| Task to complete |
List all lines in the material below that contain "chart".

| Data |
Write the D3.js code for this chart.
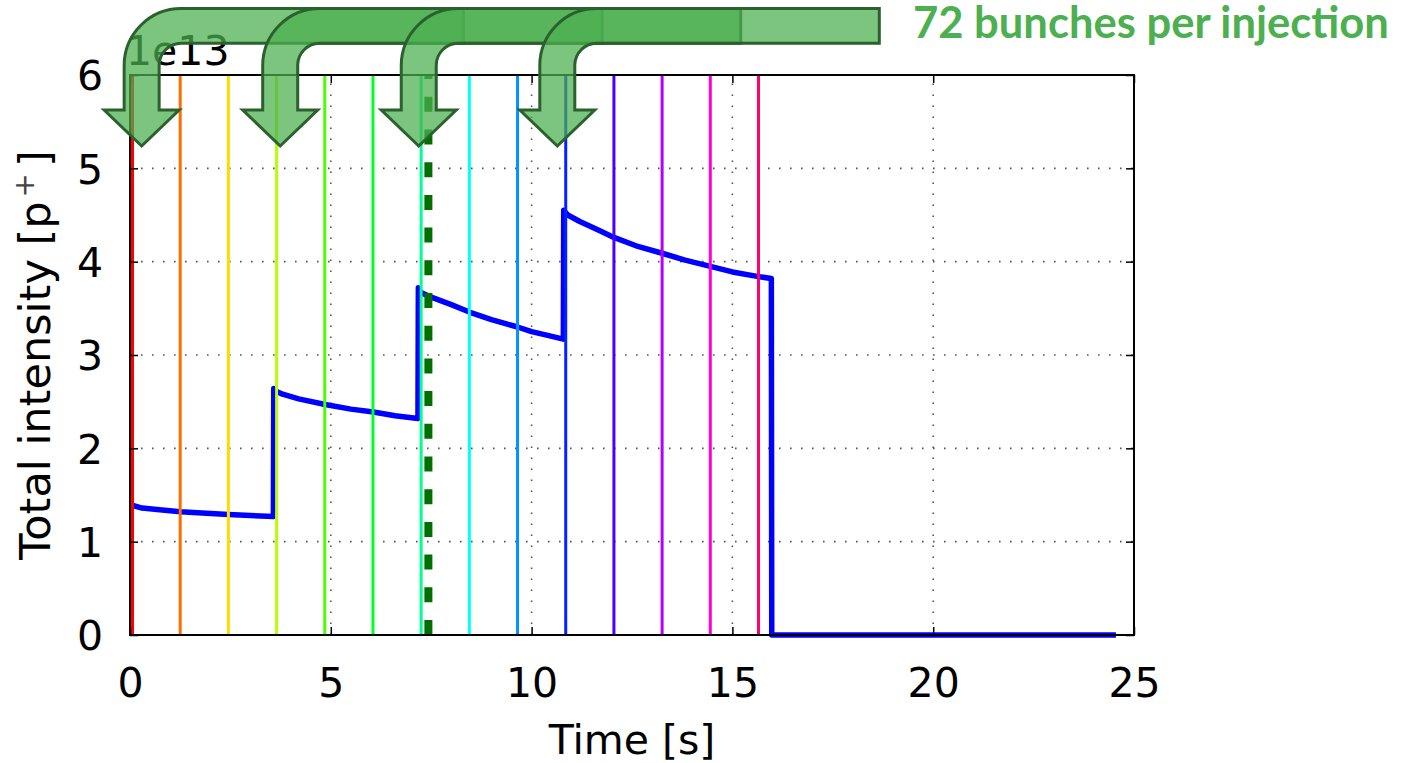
<!DOCTYPE html>
<html>
<head>
<meta charset="utf-8">
<script src="https://cdn.jsdelivr.net/npm/d3@7/dist/d3.min.js"></script>
<style>
  html, body { margin: 0; padding: 0; background: #ffffff; }
  svg { display: block; }
</style>
</head>
<body>
<svg id="chart" width="1402" height="763"></svg>
<script>
// Axis ticks
const xTicks = [0, 5, 10, 15, 20, 25];
const yTicks = [0, 1, 2, 3, 4, 5, 6];
const yGridValues = [1, 2, 3, 4, 5];
const xGridValues = [5, 10, 15, 20];

// Injection / extraction markers (s)
const markerTimes = [0.05, 1.25, 2.45, 3.65, 4.85, 6.05, 7.25, 8.45, 9.65, 10.85, 12.05, 13.25, 14.45, 15.65];
const dashedMarkerTime = 7.43;

// Total beam intensity vs time (units of 1e13 p+)
const curveTime = [
  0.05, 0.3, 0.8, 1.26, 1.9, 2.45, 3.0, 3.57,
  3.58, 3.65, 3.8, 4.2, 4.86, 5.5, 6.06, 6.6, 7.17,
  7.18, 7.24, 7.5, 8.0, 8.45, 9.0, 9.65, 10.0, 10.4, 10.79,
  10.8, 10.9, 11.2, 11.7, 12.05, 12.6, 13.25, 13.8, 14.45, 15.0, 15.65, 15.97,
  15.98, 24.55
];
const curveIntensity = [
  1.39, 1.36, 1.34, 1.32, 1.305, 1.29, 1.28, 1.27,
  2.64, 2.61, 2.58, 2.53, 2.47, 2.42, 2.39, 2.35, 2.32,
  3.72, 3.67, 3.62, 3.54, 3.46, 3.38, 3.30, 3.25, 3.21, 3.17,
  4.55, 4.50, 4.43, 4.33, 4.26, 4.17, 4.09, 4.02, 3.95, 3.89, 3.84, 3.82,
  0.0, 0.0
];

// Bent annotation arrows: tip positions (s) along the time axis
const arrowTipTimes = [0.29, 3.74, 7.19, 10.64];
const annotationText = "72 bunches per injection";

const svg = d3.select("#chart");
const plot = { left: 130, right: 1134, top: 75, bottom: 635 };

const x = d3.scaleLinear().domain([0, 25]).range([plot.left, plot.right]);
const y = d3.scaleLinear().domain([0, 6]).range([plot.bottom, plot.top]);

const font = "'DejaVu Sans', sans-serif";

// Dotted grid
const grid = svg.append("g").attr("class", "grid")
  .attr("stroke", "#555").attr("stroke-width", 1.6)
  .attr("stroke-dasharray", "1.6,9.4").attr("fill", "none");
grid.selectAll("line.gy").data(yGridValues).join("line").attr("class", "gy")
  .attr("x1", plot.left).attr("x2", plot.right)
  .attr("y1", d => y(d)).attr("y2", d => y(d));
grid.selectAll("line.gx").data(xGridValues).join("line").attr("class", "gx")
  .attr("y1", plot.bottom).attr("y2", plot.top)
  .attr("x1", d => x(d)).attr("x2", d => x(d));

// Intensity curve
const line = d3.line().x(d => x(d[0])).y(d => y(d[1]));
svg.append("path")
  .datum(d3.zip(curveTime, curveIntensity))
  .attr("d", line)
  .attr("fill", "none")
  .attr("stroke", "#0000ff")
  .attr("stroke-width", 5.5)
  .attr("stroke-linejoin", "round");

// Coloured marker lines
svg.append("g").selectAll("line").data(markerTimes).join("line")
  .attr("x1", d => x(d)).attr("x2", d => x(d))
  .attr("y1", y(0)).attr("y2", y(6))
  .attr("stroke", (d, i) => d3.hsl(i * 360 / markerTimes.length, 1, 0.5).formatHex())
  .attr("stroke-width", (d, i) => i === 0 ? 4 : 3);

// Dashed marker
svg.append("line")
  .attr("x1", x(dashedMarkerTime)).attr("x2", x(dashedMarkerTime))
  .attr("y1", y(0)).attr("y2", y(6))
  .attr("stroke", "#006e00").attr("stroke-width", 8)
  .attr("stroke-dasharray", "15,17.7");

// Axes (ticks pointing inward on all four sides)
const tickLen = 8;
const axisBottom = d3.axisBottom(x).tickValues(xTicks).tickSizeInner(-tickLen).tickSizeOuter(0).tickPadding(32).tickFormat(d3.format("d"));
const axisTop = d3.axisTop(x).tickValues(xTicks).tickSizeInner(-tickLen).tickSizeOuter(0).tickFormat("");
const axisLeft = d3.axisLeft(y).tickValues(yTicks).tickSizeInner(-tickLen).tickSizeOuter(0).tickPadding(27).tickFormat(d3.format("d"));
const axisRight = d3.axisRight(y).tickValues(yTicks).tickSizeInner(-tickLen).tickSizeOuter(0).tickFormat("");

function styleAxis(g) {
  g.select(".domain").remove();
  g.selectAll(".tick line").attr("stroke", "#000").attr("stroke-width", 1.5);
  g.selectAll(".tick text").attr("fill", "#000").style("font-family", font).style("font-size", "41px");
}
svg.append("g").attr("transform", `translate(0,${plot.bottom})`).call(axisBottom).call(styleAxis)
  .selectAll(".tick text").attr("dy", null).attr("y", 62);
svg.append("g").attr("transform", `translate(0,${plot.top})`).call(axisTop).call(styleAxis);
svg.append("g").attr("transform", `translate(${plot.left},0)`).call(axisLeft).call(styleAxis)
  .selectAll(".tick text").attr("dy", "0.36em");
svg.append("g").attr("transform", `translate(${plot.right},0)`).call(axisRight).call(styleAxis);

// Frame
svg.append("rect")
  .attr("x", plot.left).attr("y", plot.top)
  .attr("width", plot.right - plot.left).attr("height", plot.bottom - plot.top)
  .attr("fill", "none").attr("stroke", "#000").attr("stroke-width", 2);

// Axis labels
svg.append("text")
  .attr("x", (plot.left + plot.right) / 2).attr("y", 754)
  .attr("text-anchor", "middle")
  .style("font-family", font).style("font-size", "41px").attr("fill", "#000")
  .text("Time [s]");

const yLabel = svg.append("text")
  .attr("transform", `translate(50,${(plot.top + plot.bottom) / 2}) rotate(-90)`)
  .attr("text-anchor", "middle")
  .style("font-family", font).style("font-size", "43px").attr("fill", "#000");
yLabel.append("tspan").text("Total intensity [p");
yLabel.append("tspan").attr("dy", -16).style("font-size", "29px").attr("fill", "#444").attr("dx", 4).text("+");
yLabel.append("tspan").attr("dy", 16).attr("dx", 6).text("]");

// Offset text for the y axis
svg.append("text")
  .attr("x", 126).attr("y", 65)
  .style("font-family", font).style("font-size", "41px").attr("fill", "#000")
  .text("1e13");

// Bent arrows
const shaftHalf = 17.5, headHalf = 37.5;
const bandTop = 8.5, bandBottom = 43.3;
const headBase = 110, tipY = 146;
const outerR = 57, innerR = 22, bandLength = 322;

function arrowPath(tx) {
  const p = d3.path();
  p.moveTo(tx, tipY);
  p.lineTo(tx + headHalf, headBase);
  p.lineTo(tx + shaftHalf, headBase);
  p.lineTo(tx + shaftHalf, bandBottom + innerR);
  p.arcTo(tx + shaftHalf, bandBottom, tx + shaftHalf + innerR, bandBottom, innerR);
  p.lineTo(tx + bandLength, bandBottom);
  p.lineTo(tx + bandLength, bandTop);
  p.lineTo(tx - shaftHalf + outerR, bandTop);
  p.arcTo(tx - shaftHalf, bandTop, tx - shaftHalf, bandTop + outerR, outerR);
  p.lineTo(tx - shaftHalf, headBase);
  p.lineTo(tx - headHalf, headBase);
  p.closePath();
  return p.toString();
}

svg.append("g").selectAll("path").data(arrowTipTimes).join("path")
  .attr("d", d => arrowPath(x(d)))
  .attr("fill", "#4caf50").attr("fill-opacity", 0.73)
  .attr("stroke", "#2a612c").attr("stroke-width", 3)
  .attr("stroke-linejoin", "miter");

// Annotation text, fitted to its slot at the right of the arrows
const note = svg.append("text")
  .attr("x", 913).attr("y", 38)
  .style("font-family", "Lato, 'Open Sans', sans-serif").style("font-weight", "bold")
  .style("font-size", "40px").attr("fill", "#4caf50")
  .text(annotationText);
const targetWidth = 476;
const w = note.node().getComputedTextLength();
note.style("font-size", (40 * targetWidth / w).toFixed(2) + "px");
</script>
</body>
</html>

| Task result |
Write the D3.js code for this chart.
<svg id="chart" width="1402" height="763"></svg>
const svg = d3.select("#chart");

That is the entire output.